Mike Rogers typically doesn’t want the spotlight on him.
But for a brief time Wednesday afternoon, the longtime employee at Culpeper Wood Preservers received some well-deserved recognition.
Employees at the lumber pressure treating company gathered for a catered lunch from The Chicken Inn to celebrate a milestone.
Rogers has been with the company for 40 years, the first employee to reach that mark, Vice President Jay Macy said.
Macy presented Rogers with a plaque and Rogers also will receive a $10,000 bonus. He previously received a $30,000 bonus when he reached 30 years.
“It’s actually unheard of anymore,” Rogers said of working at the same company for 40 years. “I’m proud of what I’ve done. I just wish my dad was still around but I never was one to jump around from job to job.”
This is the third full-time job he has held in his life, he said.
Rogers came to Shelbyville in 1982 from Culpeper, Va., where the company is based, when he was asked to help start the local plant. The owner asked if he would stay a year and he agreed.
He never left Shelbyville, despite missing the Blue Ridge Mountains when he lived in Virginia.
Rogers built the treatment plant – twice.
He first spearheaded the project by building the original plant in 1982. Then, in 2015, a fire forced the company to rebuild.
The rebuild took three years and Rogers remembers working in the wintertime when the wind chill was 30 below and there was no heat except from portable heaters.
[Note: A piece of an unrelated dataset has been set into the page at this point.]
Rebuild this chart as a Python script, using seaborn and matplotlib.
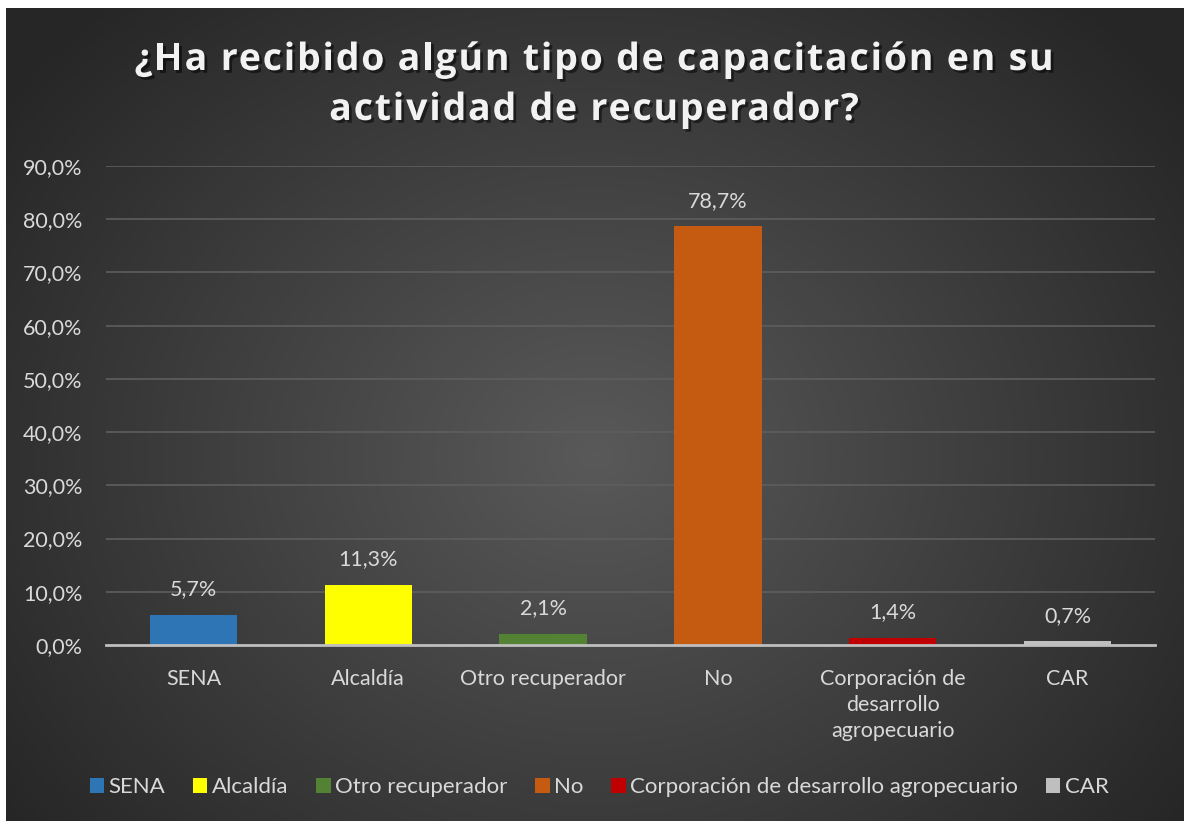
import numpy as np
import pandas as pd
import matplotlib
matplotlib.use("Agg")
import matplotlib.pyplot as plt
import matplotlib.patheffects as pe
from matplotlib.patches import Patch
import seaborn as sb

# Data
categorias = ["SENA", "Alcaldía", "Otro recuperador", "No",
              "Corporación de desarrollo agropecuario", "CAR"]
etiquetas_x = ["SENA", "Alcaldía", "Otro recuperador", "No",
               "Corporación de\ndesarrollo\nagropecuario", "CAR"]
porcentajes = [5.7, 11.3, 2.1, 78.7, 1.4, 0.7]
colores = ["#2E75B6", "#FFFF00", "#548235", "#C55A11", "#C00000", "#BFBFBF"]
ticks_y = [0, 10, 20, 30, 40, 50, 60, 70, 80, 90]
titulo = ["¿Ha recibido algún tipo de capacitación en su", "actividad de recuperador?"]

df = pd.DataFrame({"cat": categorias, "pct": porcentajes})

sb.set_theme(style="white")
plt.rcParams["font.family"] = ["Lato", "DejaVu Sans"]
txt_col = "#D9D9D9"
fs = 15.5

fig = plt.figure(figsize=(11.84, 8.21), dpi=100, facecolor="white")

# radial gradient background
ax_bg = fig.add_axes([6 / 1184, 0, 1 - 6 / 1184, 813 / 821], zorder=-5)
yy, xx = np.mgrid[0:1:400j, 0:1:600j]
r = np.sqrt(((xx - 0.5) / 0.62) ** 2 + ((yy - 0.55) / 0.75) ** 2)
r = np.clip(r, 0, 1)
grad = 0.35 - 0.2 * r
ax_bg.imshow(np.dstack([grad, grad, grad]), aspect="auto", extent=[0, 1, 0, 1],
             interpolation="bilinear")
ax_bg.axis("off")

ax = fig.add_axes([106 / 1184, 176 / 821, 1049 / 1184, 479 / 821])
ax.set_facecolor("none")

sb.barplot(data=df, x="cat", y="pct", hue="cat", palette=colores, width=0.5,
           legend=False, saturation=1, edgecolor="none", linewidth=0, ax=ax, zorder=3)

ax.set_xlim(-0.5, 5.5)
ax.set_ylim(0, 90)
ax.set_yticks(ticks_y)
ax.set_yticklabels([f"{t:.1f}".replace(".", ",") + "%" for t in ticks_y],
                   color=txt_col, fontsize=fs)
ax.set_xticks(range(len(categorias)))
ax.set_xticklabels(etiquetas_x, color=txt_col, fontsize=fs, linespacing=1.4)
ax.tick_params(axis="x", length=0, pad=17)
ax.tick_params(axis="y", length=0, pad=17)
ax.set_xlabel("")
ax.set_ylabel("")
for t in ticks_y[1:]:
    ax.axhline(t, color="#5E5E5E", lw=1.2, zorder=1)
for s in ["top", "right", "left"]:
    ax.spines[s].set_visible(False)
ax.spines["bottom"].set_color("#BFBFBF")
ax.spines["bottom"].set_linewidth(2)
ax.spines["bottom"].set_zorder(4)

for i, v in enumerate(porcentajes):
    ax.annotate(f"{v:.1f}".replace(".", ",") + "%", (i, v), xytext=(0, 11),
                textcoords="offset points", ha="center", va="bottom",
                color=txt_col, fontsize=fs)

# title with letter spacing, drawn character by character
sombra = [pe.withSimplePatchShadow(offset=(2, -2), shadow_rgbFace="black", alpha=0.5)]
titulo_kw = dict(va="baseline", color="#F2F2F2", fontsize=27,
                 fontweight="bold", family=["Open Sans", "DejaVu Sans"])
renderer = fig.canvas.get_renderer()
tracking = 1.8
W, H = fig.bbox.width, fig.bbox.height
for linea, base_y in zip(titulo, [70, 120]):
    medidor = fig.text(0, 0, "", **titulo_kw)
    medidor.set_text(linea)
    total = medidor.get_window_extent(renderer).width + tracking * (len(linea) - 1)
    x0 = 594 - total / 2
    for i, ch in enumerate(linea):
        if ch == " ":
            continue
        medidor.set_text(linea[:i + 1])
        x_der = x0 + medidor.get_window_extent(renderer).width + tracking * i
        fig.text(x_der / W, 1 - base_y / H, ch, ha="right", path_effects=sombra,
                 **titulo_kw)
    medidor.remove()

handles = [Patch(facecolor=c, edgecolor="none") for c in colores]
leg = fig.legend(handles, categorias, loc="center", bbox_to_anchor=(0.506, 1 - 787 / 821),
                 ncol=6, frameon=False, fontsize=16, handlelength=0.65, handleheight=0.65,
                 handletextpad=0.2, columnspacing=1.25)
for t in leg.get_texts():
    t.set_color(txt_col)

fig.savefig("out.png", dpi=100, facecolor="white")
“By far, I don’t think you’ll ever meet a more dedicated, more loyal company man,” Macy said. He’s been here since the very beginning. They say everyone can be replaced. I think this is the exception. That gentleman contains so much information, he’s invaluable. We all know there will be a day (when he retires), some day soon, probably, and none of us look forward to it.”
As the operations and treating manager, it’s his job to take care of the maintenance of the plant, keeping the chemical orders and making sure the proper items get treated. He oversees making sure the operation runs smoothly.
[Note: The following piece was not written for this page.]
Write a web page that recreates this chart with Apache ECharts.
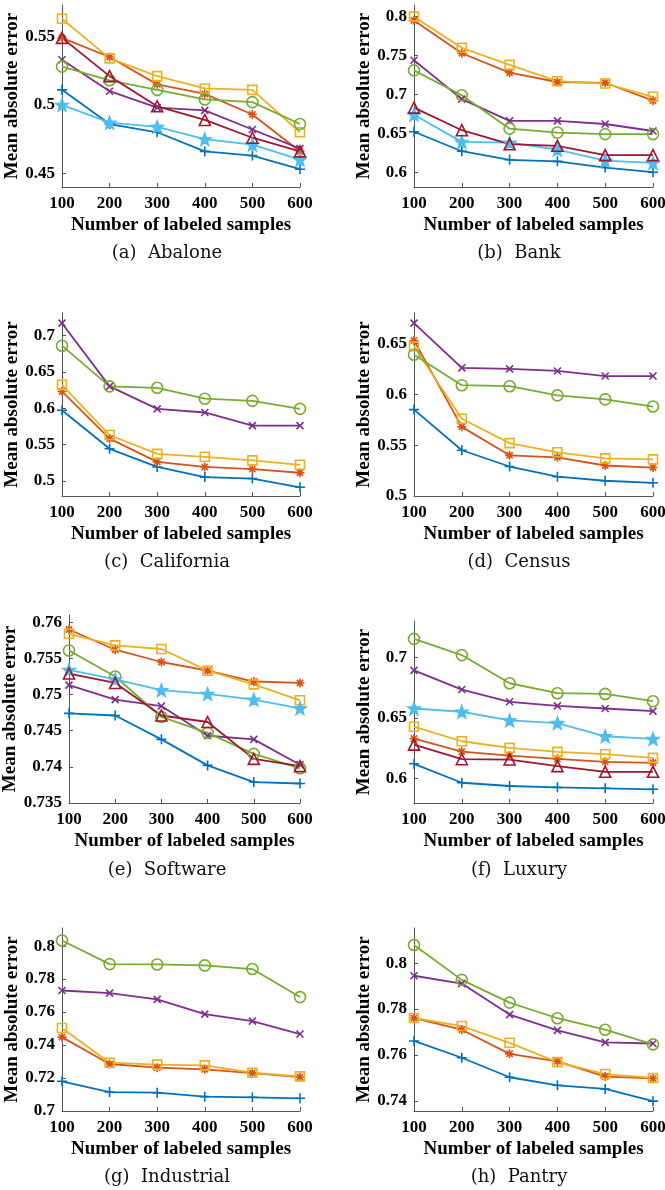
<!DOCTYPE html>
<html>
<head>
<meta charset="utf-8">
<title>Mean absolute error vs. number of labeled samples</title>
<script src="https://cdn.jsdelivr.net/npm/echarts@6/dist/echarts.min.js"></script>
<style>
  html, body { margin: 0; padding: 0; background: #fff; }
  #chart { width: 665px; height: 1190px; }
</style>
</head>
<body>
<div id="chart"></div>
<script>
// x values, same for every panel
const samples = [100, 200, 300, 400, 500, 600];

// rows in plot order: + blue, * orange, square yellow, x purple, o green, star light blue, triangle dark red
// null = method not drawn in that panel
const abalone = [
  [0.511, 0.486, 0.480, 0.466, 0.463, 0.453],
  [0.549, 0.535, 0.515, 0.508, 0.493, 0.466],
  [0.563, 0.534, 0.521, 0.512, 0.511, 0.480],
  [0.533, 0.510, 0.498, 0.496, 0.482, 0.468],
  [0.528, 0.518, 0.511, 0.504, 0.502, 0.486],
  [0.500, 0.487, 0.484, 0.475, 0.471, 0.460],
  [0.549, 0.521, 0.499, 0.489, 0.476, 0.466]
];
const bank = [
  [0.652, 0.627, 0.616, 0.614, 0.606, 0.600],
  [0.795, 0.753, 0.728, 0.716, 0.715, 0.692],
  [0.800, 0.760, 0.738, 0.717, 0.714, 0.697],
  [0.744, 0.694, 0.666, 0.666, 0.662, 0.653],
  [0.731, 0.699, 0.656, 0.651, 0.649, 0.649],
  [0.674, 0.639, 0.638, 0.629, 0.615, 0.612],
  [0.683, 0.654, 0.636, 0.634, 0.622, 0.622]
];
const california = [
  [0.597, 0.544, 0.519, 0.505, 0.503, 0.491],
  [0.623, 0.558, 0.526, 0.519, 0.516, 0.511],
  [0.632, 0.563, 0.537, 0.533, 0.528, 0.522],
  [0.717, 0.630, 0.599, 0.594, 0.576, 0.576],
  [0.686, 0.630, 0.628, 0.613, 0.610, 0.599],
  null,
  null
];
const census = [
  [0.585, 0.545, 0.529, 0.519, 0.515, 0.513],
  [0.653, 0.568, 0.540, 0.538, 0.530, 0.528],
  [0.647, 0.576, 0.552, 0.543, 0.537, 0.536],
  [0.670, 0.626, 0.625, 0.623, 0.618, 0.618],
  [0.639, 0.609, 0.608, 0.599, 0.595, 0.588],
  null,
  null
];
const software = [
  [0.7474, 0.7471, 0.7438, 0.7402, 0.7379, 0.7377],
  [0.7590, 0.7562, 0.7545, 0.7533, 0.7518, 0.7516],
  [0.7584, 0.7568, 0.7563, 0.7533, 0.7514, 0.7492],
  [0.7513, 0.7493, 0.7484, 0.7443, 0.7438, 0.7403],
  [0.7561, 0.7525, 0.7469, 0.7447, 0.7418, 0.7398],
  [0.7534, 0.7521, 0.7506, 0.7501, 0.7493, 0.7481],
  [0.7529, 0.7516, 0.7471, 0.7462, 0.7411, 0.7401]
];
const luxury = [
  [0.6123, 0.5967, 0.5940, 0.5929, 0.5921, 0.5913],
  [0.6331, 0.6224, 0.6191, 0.6164, 0.6139, 0.6131],
  [0.6429, 0.6309, 0.6254, 0.6221, 0.6202, 0.6172],
  [0.6893, 0.6735, 0.6634, 0.6601, 0.6579, 0.6557],
  [0.7153, 0.7019, 0.6787, 0.6705, 0.6699, 0.6639],
  [0.6579, 0.6552, 0.6481, 0.6459, 0.6350, 0.6328],
  [0.6281, 0.6161, 0.6158, 0.6104, 0.6057, 0.6057]
];
const industrial = [
  [0.7180, 0.7115, 0.7111, 0.7087, 0.7083, 0.7077],
  [0.7448, 0.7285, 0.7263, 0.7253, 0.7230, 0.7206],
  [0.7503, 0.7293, 0.7281, 0.7277, 0.7232, 0.7210],
  [0.7731, 0.7715, 0.7677, 0.7588, 0.7545, 0.7467],
  [0.8034, 0.7891, 0.7889, 0.7883, 0.7861, 0.7691],
  null,
  null
];
const pantry = [
  [0.7661, 0.7588, 0.7503, 0.7468, 0.7452, 0.7399],
  [0.7761, 0.7710, 0.7605, 0.7572, 0.7506, 0.7498],
  [0.7761, 0.7726, 0.7653, 0.7569, 0.7517, 0.7500],
  [0.7945, 0.7911, 0.7776, 0.7707, 0.7655, 0.7650],
  [0.8079, 0.7927, 0.7828, 0.7760, 0.7710, 0.7646],
  null,
  null
];

// y tick labels per panel
const abaloneTicks = [0.45, 0.5, 0.55];
const bankTicks = [0.6, 0.65, 0.7, 0.75, 0.8];
const californiaTicks = [0.5, 0.55, 0.6, 0.65, 0.7];
const censusTicks = [0.5, 0.55, 0.6, 0.65];
const softwareTicks = [0.735, 0.74, 0.745, 0.75, 0.755, 0.76];
const luxuryTicks = [0.6, 0.65, 0.7];
const industrialTicks = [0.7, 0.72, 0.74, 0.76, 0.78, 0.8];
const pantryTicks = [0.74, 0.76, 0.78, 0.8];

const captions = ['(a)  Abalone', '(b)  Bank', '(c)  California', '(d)  Census',
                  '(e)  Software', '(f)  Luxury', '(g)  Industrial', '(h)  Pantry'];

// MATLAB default line colours
const colors = ['#0072BD', '#D95319', '#EDB120', '#7E2F8E', '#77AC30', '#4DBEEE', '#A2142F'];

function starPath() {
  let d = '';
  for (let i = 0; i < 10; i++) {
    const r = i % 2 ? 2.1 : 5;
    const a = -Math.PI / 2 + i * Math.PI / 5;
    d += (i ? 'L' : 'M') + (5 + r * Math.cos(a)).toFixed(2) + ',' + (5 + r * Math.sin(a)).toFixed(2);
  }
  return 'path://' + d + 'Z';
}

const markers = [
  {symbol: 'path://M0,5L10,5M5,0L5,10', size: 10, filled: false},
  {symbol: 'path://M5,0L5,10M0,5L10,5M1.5,1.5L8.5,8.5M8.5,1.5L1.5,8.5', size: 9, filled: false},
  {symbol: 'rect', size: 9, filled: false},
  {symbol: 'path://M0,0L10,10M10,0L0,10', size: 7, filled: false},
  {symbol: 'circle', size: 11, filled: false},
  {symbol: starPath(), size: 12, filled: true},
  {symbol: 'triangle', size: 11, filled: false}
];

// panel layout (px)
const panels = [
  {data: abalone, ticks: abaloneTicks, min: 0.44, max: 0.573, left: 62, top: 5, w: 238, h: 182, cx: 167, cy: 253, gap: 37},
  {data: bank, ticks: bankTicks, min: 0.581, max: 0.815, left: 414, top: 5, w: 239, h: 182, cx: 519, cy: 253, gap: 37},
  {data: california, ticks: californiaTicks, min: 0.479, max: 0.731, left: 62, top: 313, w: 238, h: 183, cx: 167, cy: 562, gap: 37},
  {data: census, ticks: censusTicks, min: 0.5, max: 0.68, left: 414, top: 313, w: 239, h: 183, cx: 519, cy: 562, gap: 37},
  {data: software, ticks: softwareTicks, min: 0.735, max: 0.761, left: 69, top: 615, w: 231, h: 188, cx: 167, cy: 870, gap: 45},
  {data: luxury, ticks: luxuryTicks, min: 0.58, max: 0.73, left: 414, top: 621, w: 239, h: 182, cx: 519, cy: 870, gap: 37},
  {data: industrial, ticks: industrialTicks, min: 0.7, max: 0.811, left: 62, top: 928, w: 238, h: 183, cx: 167, cy: 1177, gap: 38},
  {data: pantry, ticks: pantryTicks, min: 0.7356, max: 0.8153, left: 414, top: 928, w: 239, h: 183, cx: 519, cy: 1177, gap: 38}
];

const axisFont = {fontFamily: 'Liberation Serif', fontWeight: 'bold', fontSize: 17, color: '#000'};
const nameFont = {fontFamily: 'Liberation Serif', fontWeight: 'bold', fontSize: 19, color: '#000'};
const axisLine = {show: true, lineStyle: {color: '#555', width: 1}};

let grids = [], xAxes = [], yAxes = [], series = [], graphics = [];

panels.forEach((p, i) => {
  grids.push({left: p.left, top: p.top, width: p.w, height: p.h, containLabel: false, outerBoundsMode: 'none'});
  xAxes.push({
    gridIndex: i, type: 'value', min: 100, max: 600, interval: 100,
    name: 'Number of labeled samples', nameLocation: 'middle', nameGap: 29, nameTextStyle: nameFont,
    axisLine: axisLine, axisTick: {inside: true, length: 4, lineStyle: {color: '#555'}},
    axisLabel: Object.assign({margin: 8}, axisFont), splitLine: {show: false}
  });
  yAxes.push({
    gridIndex: i, type: 'value', min: p.min, max: p.max,
    name: 'Mean absolute error', nameLocation: 'middle', nameGap: p.gap, nameTextStyle: nameFont,
    axisLine: axisLine,
    axisTick: {inside: true, length: 4, lineStyle: {color: '#555'}, customValues: p.ticks},
    axisLabel: Object.assign({margin: 7, customValues: p.ticks}, axisFont),
    splitLine: {show: false}
  });
  p.data.forEach((row, j) => {
    if (!row) return;
    const m = markers[j];
    series.push({
      type: 'line', xAxisIndex: i, yAxisIndex: i,
      data: samples.map((x, k) => [x, row[k]]),
      symbol: m.symbol, symbolSize: m.size, showSymbol: true,
      lineStyle: {color: colors[j], width: 1.8},
      itemStyle: {color: m.filled ? colors[j] : 'rgba(0,0,0,0)', borderColor: colors[j], borderWidth: 1.6},
      emphasis: {disabled: true},
      silent: true
    });
  });
  graphics.push({
    type: 'text', x: p.cx, y: p.cy,
    style: {text: captions[i], font: '18px "DejaVu Serif"', fill: '#111', align: 'center', verticalAlign: 'middle'}
  });
});

const chart = echarts.init(document.getElementById('chart'));
chart.setOption({
  animation: false,
  backgroundColor: '#fff',
  grid: grids,
  xAxis: xAxes,
  yAxis: yAxes,
  series: series,
  graphic: graphics
});
</script>
</body>
</html>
“I’ve enjoyed working at Culpeper Wood,” he said. “They’ve been good to me. I can’t complain.”
Macy said he’s irreplaceable.
“In today’s age, it seems we’re lucky to find somebody that can stick around for a year,” he said. “When you compare that to a man that’s done that for 40, and still counting, that won’t be repeated anytime soon. That’s for sure.”
The local plant has 25 full-time employees and 20 part-time who work in production. There are a couple employees who are approaching 30 years, Macy said.
The average tenure at the company is around 23 years.
Rogers is unsure how long he will continue working at Culpeper. He may retire after 40 years, or he may not. He’s not sure what the future holds.
“When you work for this company, if you earn it, they give it to you,” he said. “You have to earn it. They don’t give you anything. You’ve got to earn it and I’m proud to be with them for 40 years. I might stick around for 45. I don’t know.”